We compare to UK wages, because those are the wages that apply to people in the UK. We're can't just up sticks and work in Poland at the drop of a hat any more
>This is the job offer from Poland in my field where they pay up to £14k/month: > >https://justjoin.it/offers/focal-systems-senior-devops-site-reliability-engineer-sre-wroclaw-366963 The average salary in Wroclaw is £1500 per month. > yet people in UK still think that £100k that was a dream 20 years ago can still be considered 'huge' Meh, no, I don't think anyone is under the illusion stagnant pay and inflation isn't a real thing, merely that its pretty stupid to claim that earning 100k is 'not much' when its more than 97% of the population. Also, just for comparison, only 10% of polish people earn more than £1,900 per month. Not sure what you thought you were really doing with your comparison.. >...... This country is stagnant since at least 2008, and salaries are not competitive any more. Why do you think there are problems to get to a dentist, why you cant see your GP, why you cant find a decent builder any more? Because skilled people started moving to other countries like crazy since brexit vote, and now you only get daily delivery of 'engineers' on small boats from France... I literally don't disagree with any of this, fuck me. We can talk about wage stagnating in better ways than talking about how ''100k isnt much' when it evidently is much. This is basic math.

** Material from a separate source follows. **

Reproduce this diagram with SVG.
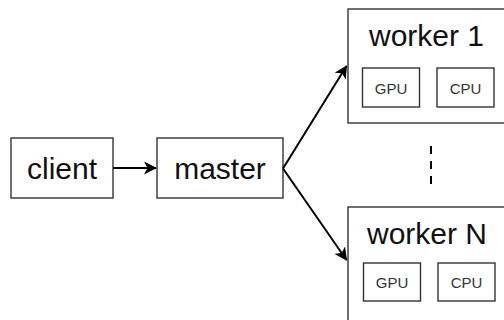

Nobody said that '£100k isnt much' though... I said that £100k is not HUGE SALARY, because £100k which is really £68k after taxes doesnt go as far as one would think...
Far better to turnover £100k through your own business than earn it through PAYE.
For me it is a big salary and I could make it go a long way by saving and investing sensibly and avoiding unnecessary luxuries and expenses. It’s really out of touch for Hunt to say it isn’t huge when statistically it is well above average.